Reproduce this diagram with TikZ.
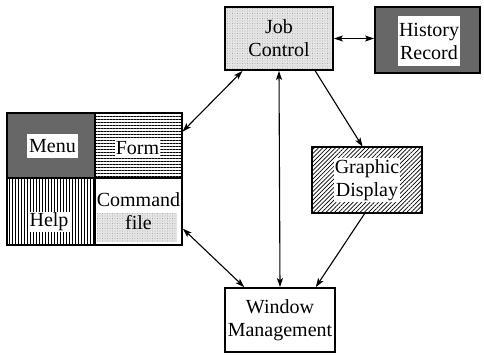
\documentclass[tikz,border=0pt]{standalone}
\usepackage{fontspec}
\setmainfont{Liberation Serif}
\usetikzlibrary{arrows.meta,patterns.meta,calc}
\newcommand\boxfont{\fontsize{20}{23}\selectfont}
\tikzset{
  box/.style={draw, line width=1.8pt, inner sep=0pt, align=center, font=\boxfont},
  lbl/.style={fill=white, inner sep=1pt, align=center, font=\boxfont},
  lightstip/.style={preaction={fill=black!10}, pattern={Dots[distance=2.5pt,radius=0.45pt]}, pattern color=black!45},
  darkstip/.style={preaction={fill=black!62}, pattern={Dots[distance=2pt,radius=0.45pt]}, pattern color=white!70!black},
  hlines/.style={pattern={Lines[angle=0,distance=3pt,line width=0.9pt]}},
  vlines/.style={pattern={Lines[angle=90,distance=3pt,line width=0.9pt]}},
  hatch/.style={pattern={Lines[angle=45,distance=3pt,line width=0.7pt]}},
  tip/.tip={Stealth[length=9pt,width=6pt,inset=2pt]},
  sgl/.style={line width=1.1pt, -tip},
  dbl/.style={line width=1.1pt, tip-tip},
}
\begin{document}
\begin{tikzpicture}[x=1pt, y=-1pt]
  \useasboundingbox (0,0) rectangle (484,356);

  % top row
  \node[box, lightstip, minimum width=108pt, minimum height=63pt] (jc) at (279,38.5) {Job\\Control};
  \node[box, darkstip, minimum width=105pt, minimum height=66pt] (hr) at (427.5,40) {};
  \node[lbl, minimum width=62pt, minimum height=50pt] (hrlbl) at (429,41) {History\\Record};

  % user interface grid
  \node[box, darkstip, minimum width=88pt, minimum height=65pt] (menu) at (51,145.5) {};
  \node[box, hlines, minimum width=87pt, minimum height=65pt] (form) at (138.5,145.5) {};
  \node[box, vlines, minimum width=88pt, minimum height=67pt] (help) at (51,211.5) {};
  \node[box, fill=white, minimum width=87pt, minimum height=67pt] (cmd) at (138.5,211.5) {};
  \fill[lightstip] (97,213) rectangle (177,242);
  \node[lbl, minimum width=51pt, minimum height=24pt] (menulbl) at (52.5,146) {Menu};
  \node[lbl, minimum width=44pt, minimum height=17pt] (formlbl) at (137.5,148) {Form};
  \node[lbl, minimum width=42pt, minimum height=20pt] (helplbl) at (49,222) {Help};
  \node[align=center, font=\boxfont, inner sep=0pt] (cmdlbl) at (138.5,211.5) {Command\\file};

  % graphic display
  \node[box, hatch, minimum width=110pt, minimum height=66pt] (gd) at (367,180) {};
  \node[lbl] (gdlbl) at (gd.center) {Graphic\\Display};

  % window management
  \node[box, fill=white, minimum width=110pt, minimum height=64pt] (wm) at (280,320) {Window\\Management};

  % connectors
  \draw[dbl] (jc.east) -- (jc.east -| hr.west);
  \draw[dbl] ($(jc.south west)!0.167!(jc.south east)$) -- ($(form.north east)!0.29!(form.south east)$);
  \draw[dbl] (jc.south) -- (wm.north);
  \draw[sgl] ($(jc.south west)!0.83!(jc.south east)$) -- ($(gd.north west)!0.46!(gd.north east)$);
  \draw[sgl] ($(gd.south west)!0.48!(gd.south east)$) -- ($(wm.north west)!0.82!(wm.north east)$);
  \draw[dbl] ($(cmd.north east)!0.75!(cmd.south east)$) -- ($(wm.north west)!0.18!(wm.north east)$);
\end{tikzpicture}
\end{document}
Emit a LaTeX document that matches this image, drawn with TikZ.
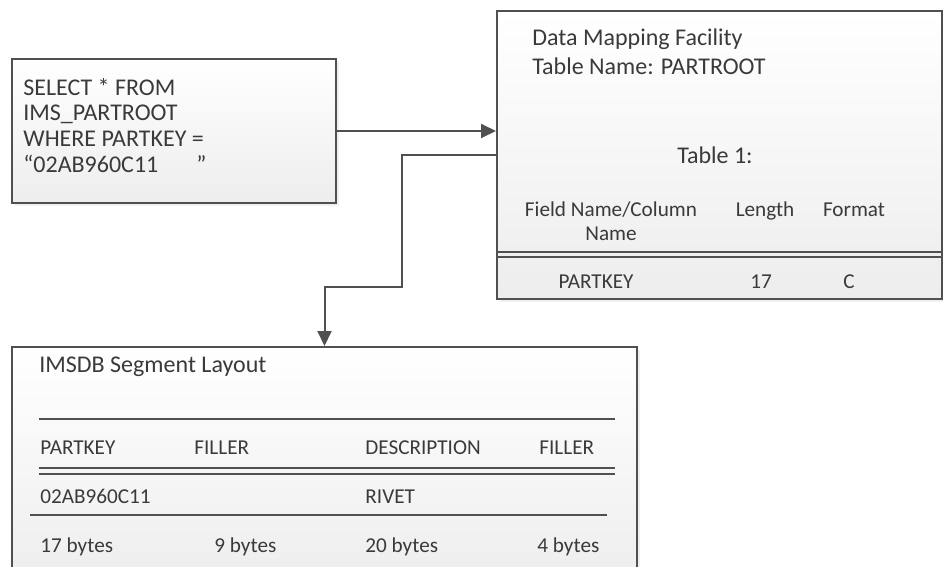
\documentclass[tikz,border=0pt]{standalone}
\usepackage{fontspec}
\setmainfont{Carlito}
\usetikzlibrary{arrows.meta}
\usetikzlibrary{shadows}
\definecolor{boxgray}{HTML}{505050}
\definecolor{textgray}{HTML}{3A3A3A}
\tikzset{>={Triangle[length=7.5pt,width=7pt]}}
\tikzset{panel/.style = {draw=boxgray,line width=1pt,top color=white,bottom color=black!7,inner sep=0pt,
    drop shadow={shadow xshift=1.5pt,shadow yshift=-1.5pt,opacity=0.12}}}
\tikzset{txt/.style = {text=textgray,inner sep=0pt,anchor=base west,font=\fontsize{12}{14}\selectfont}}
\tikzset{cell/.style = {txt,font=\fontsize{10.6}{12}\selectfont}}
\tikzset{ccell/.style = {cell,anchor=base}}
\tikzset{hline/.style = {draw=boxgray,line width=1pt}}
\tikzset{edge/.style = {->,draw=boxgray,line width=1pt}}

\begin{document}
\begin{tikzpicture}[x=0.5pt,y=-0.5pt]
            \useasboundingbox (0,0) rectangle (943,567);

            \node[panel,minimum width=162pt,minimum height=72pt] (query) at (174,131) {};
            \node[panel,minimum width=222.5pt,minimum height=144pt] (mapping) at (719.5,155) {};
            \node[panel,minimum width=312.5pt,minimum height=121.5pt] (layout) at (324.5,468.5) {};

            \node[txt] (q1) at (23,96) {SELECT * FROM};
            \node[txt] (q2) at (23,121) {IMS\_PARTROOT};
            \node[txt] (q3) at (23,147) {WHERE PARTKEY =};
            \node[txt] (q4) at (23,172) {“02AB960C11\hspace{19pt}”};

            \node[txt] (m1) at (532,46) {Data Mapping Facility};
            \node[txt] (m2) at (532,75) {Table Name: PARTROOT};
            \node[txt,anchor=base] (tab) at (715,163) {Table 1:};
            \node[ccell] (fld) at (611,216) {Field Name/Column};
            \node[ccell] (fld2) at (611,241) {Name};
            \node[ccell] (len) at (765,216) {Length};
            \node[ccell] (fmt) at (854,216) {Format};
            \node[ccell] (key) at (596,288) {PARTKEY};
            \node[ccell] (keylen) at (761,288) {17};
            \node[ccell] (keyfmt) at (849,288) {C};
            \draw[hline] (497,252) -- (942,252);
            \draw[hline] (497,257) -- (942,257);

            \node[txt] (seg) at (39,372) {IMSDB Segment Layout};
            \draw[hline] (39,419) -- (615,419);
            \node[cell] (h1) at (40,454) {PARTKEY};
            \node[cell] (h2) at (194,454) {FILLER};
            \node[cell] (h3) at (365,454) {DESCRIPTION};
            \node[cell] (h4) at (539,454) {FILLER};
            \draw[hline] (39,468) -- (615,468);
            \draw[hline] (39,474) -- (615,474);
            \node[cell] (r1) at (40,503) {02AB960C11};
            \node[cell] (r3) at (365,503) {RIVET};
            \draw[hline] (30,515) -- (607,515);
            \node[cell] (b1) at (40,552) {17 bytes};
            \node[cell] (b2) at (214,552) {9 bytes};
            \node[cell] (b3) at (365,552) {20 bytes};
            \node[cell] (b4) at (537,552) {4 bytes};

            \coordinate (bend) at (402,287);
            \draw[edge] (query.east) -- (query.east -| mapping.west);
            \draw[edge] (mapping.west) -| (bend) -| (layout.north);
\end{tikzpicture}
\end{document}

------

Transcribe the entries from their first line to the line that holds "(0,0) rectangle (484,356);", both included, and skip every picture.

** OUTPUT OF THE TASK **
Reproduce this diagram with TikZ.
\documentclass[tikz,border=0pt]{standalone}
\usepackage{fontspec}
\setmainfont{Liberation Serif}
\usetikzlibrary{arrows.meta,patterns.meta,calc}
\newcommand\boxfont{\fontsize{20}{23}\selectfont}
\tikzset{
  box/.style={draw, line width=1.8pt, inner sep=0pt, align=center, font=\boxfont},
  lbl/.style={fill=white, inner sep=1pt, align=center, font=\boxfont},
  lightstip/.style={preaction={fill=black!10}, pattern={Dots[distance=2.5pt,radius=0.45pt]}, pattern color=black!45},
  darkstip/.style={preaction={fill=black!62}, pattern={Dots[distance=2pt,radius=0.45pt]}, pattern color=white!70!black},
  hlines/.style={pattern={Lines[angle=0,distance=3pt,line width=0.9pt]}},
  vlines/.style={pattern={Lines[angle=90,distance=3pt,line width=0.9pt]}},
  hatch/.style={pattern={Lines[angle=45,distance=3pt,line width=0.7pt]}},
  tip/.tip={Stealth[length=9pt,width=6pt,inset=2pt]},
  sgl/.style={line width=1.1pt, -tip},
  dbl/.style={line width=1.1pt, tip-tip},
}
\begin{document}
\begin{tikzpicture}[x=1pt, y=-1pt]
  \useasboundingbox (0,0) rectangle (484,356);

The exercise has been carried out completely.